Synthesis and characterization of mesoporous ceria with hierarchical nanoarchitecture controlled by amino acids.

In this work, we report the synthesis and characterization of mesoporous ceria with hierarchical nanoarchitectures controlled by amino acids. During the synthesis procedure, cerium oxalate precipitate was treated hydrothermally with different amino acids as crystallization modifiers, and hierarchically structured cerium oxalate precursors were obtained. Ceria can be produced after thermal decomposition of the cerium oxalate precursors. Structure and properties of the product were characterized by X-ray diffraction (XRD), scanning electron microscopy (SEM), transmission electron microscopy (TEM), Raman spectroscopy, N2 adsorption analysis, and X-ray photoelectron spectroscopy (XPS) methods. The results indicate that the mesoporous ceria with hierarchical nanoarchitectures are composed of nanosized ceria crystallites as building units and possess high surface area and high concentration of oxygen vacancy.
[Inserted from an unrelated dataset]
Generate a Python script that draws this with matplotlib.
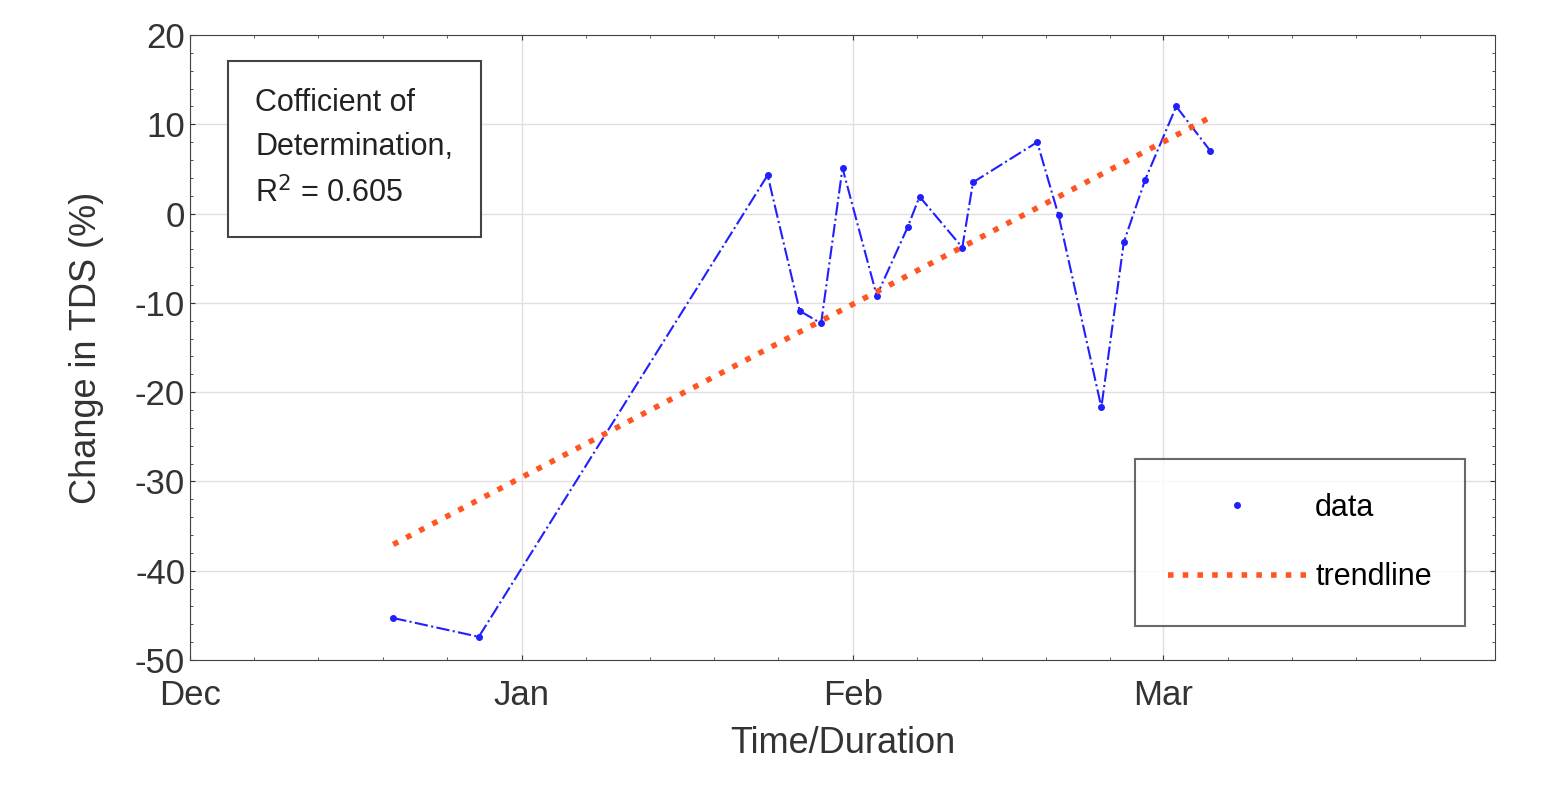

Depending on different amino acids as the crystallization modifiers, the ceria exhibit different morphologies, such as dendritic aggregation of rods, dumbbells of nanorod arrays, or aggregated spheres. It is proposed that both the type of functional side groups and the length of the side groups of the amino acids influence the morphologies of the ceria. Meanwhile, the solvent and hydrothermal treatment temperatures also play important roles in the morphological control. The method reported in this work would be regarded as a general way to fabricate mesoporous metal oxides with hierarchical nanoarchitectures.